Inside the experimental realm, Nate Wooley possesses an obvious star quality. The trumpeter can often be heard in his own well-drilled jazz groups or as a guest virtuoso in a classical ensemble. He is also a showman. Mid-song during a solo set, the trumpeter may begin to take his instrument apart in order to develop an idiosyncratic sound.

For all his gifts as an instrumentalist, Mr. Wooley may soon become as well known for his scene-building talents. On Friday and Saturday at Brooklyn’s Issue Project Room, the inaugural shows in Mr. Wooley’s “For/With” series offered two important premieres written for him (and commissioned with money from a recent grant).

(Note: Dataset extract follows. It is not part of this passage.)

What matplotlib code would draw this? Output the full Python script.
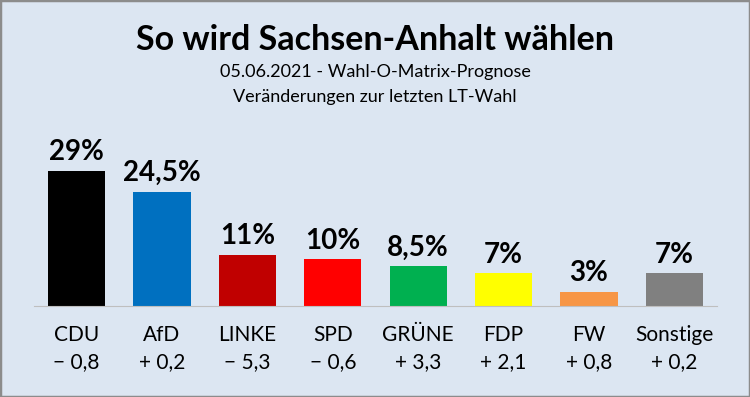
import matplotlib.pyplot as plt
from matplotlib.patches import Rectangle

parteien = ['CDU', 'AfD', 'LINKE', 'SPD', 'GRÜNE', 'FDP', 'FW', 'Sonstige']
prognose = [29, 24.5, 11, 10, 8.5, 7, 3, 7]
prognose_text = ['29%', '24,5%', '11%', '10%', '8,5%', '7%', '3%', '7%']
veraenderung = ['\u2212 0,8', '+ 0,2', '\u2212 5,3', '\u2212 0,6', '+ 3,3', '+ 2,1', '+ 0,8', '+ 0,2']
farben = ['#000000', '#0070C0', '#C00000', '#FF0000', '#00B050', '#FFFF00', '#F79646', '#808080']

plt.rcParams['font.family'] = ['Lato', 'DejaVu Sans']
bg = '#DCE6F2'

fig = plt.figure(figsize=(7.5, 3.97), dpi=100, facecolor=bg)
fig.patches.append(Rectangle((0, 0), 1, 1, transform=fig.transFigure,
                             fill=False, edgecolor='#8C8C8C', linewidth=2.5))

ax = fig.add_axes([0.0453, 0.2292, 0.9107, 0.4106])
ax.set_facecolor(bg)
x = range(len(parteien))
ax.bar(x, prognose, width=0.67, color=farben)
ax.set_xlim(-0.5, 7.5)
ax.set_ylim(0, 35)
for s in ['top', 'left', 'right']:
    ax.spines[s].set_visible(False)
ax.spines['bottom'].set_color('#BFBFBF')
ax.set_xticks([])
ax.set_yticks([])

for i, v in enumerate(prognose):
    ax.annotate(prognose_text[i], (i, v), xytext=(0, 4), textcoords='offset points',
                ha='center', va='bottom', fontsize=20, fontweight='bold')

trans = ax.get_xaxis_transform()
for i in x:
    ax.text(i, -0.175, parteien[i], transform=trans, ha='center', va='center', fontsize=15)
    ax.text(i, -0.345, veraenderung[i], transform=trans, ha='center', va='center', fontsize=15)

fig.text(0.5, 0.9, 'So wird Sachsen-Anhalt wählen', ha='center', va='center',
         fontsize=24.5, fontweight='bold')
fig.text(0.5, 0.818, '05.06.2021 - Wahl-O-Matrix-Prognose', ha='center', va='center',
         fontsize=13)
fig.text(0.5, 0.755, 'Veränderungen zur letzten LT-Wahl', ha='center', va='center', fontsize=13)

fig.savefig('out.png', dpi=100, facecolor=bg)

Christian Wolff, a composer-performer and onetime John Cage associate, contributed “For Trumpet Player” to Friday’s program. Several of its isolated fragments of melody seemed designed to morph and spin away from the opening motifs, the quicker the better. In this way, the composition recalled some of the mercurial, charming entries in Mr. Wolff’s early series of “Exercises.” But fresh concepts were also in evidence. Aside from short, improvised passages of brassy extended technique, the trumpeter added a touch of swing-feel to select melodic lines — a choice I’ve not heard in past performances of Mr. Wolff’s music, but which sounded natural here.

Saturday’s program included the premiere of Michael Pisaro’s “Stem-Flower-Root,” a half-hour work for trumpet and sine-waves. Mr. Wooley’s playing was less demonstrative in this piece, though no less notable. Toward the end, the trumpeter’s sighing articulations created the impression of a chorus emerging from the piece’s thickest atmospheres of electronic haze.

Both “For/With” shows provided introductions to artists who will be up next in Mr. Wooley’s commissioning series. Ashley Fure’s compositional style was represented on Friday by a striking work for percussion and electronics, “Shiver Lung 2.” Atop two subwoofers that projected a low, sub-audible frequency, the percussionist Ross Karre struck the sound sources with a variety of objects — including chimes, metal chains and his hands. The result was a steady stream of polyrhythms, outfitted with skittering variations of timbral color. (The piece’s approach is related to Ms. Fure’s “The Force of Things: An Opera For Objects,” which has its U.S. premiere in Montclair, New Jersey, this month.)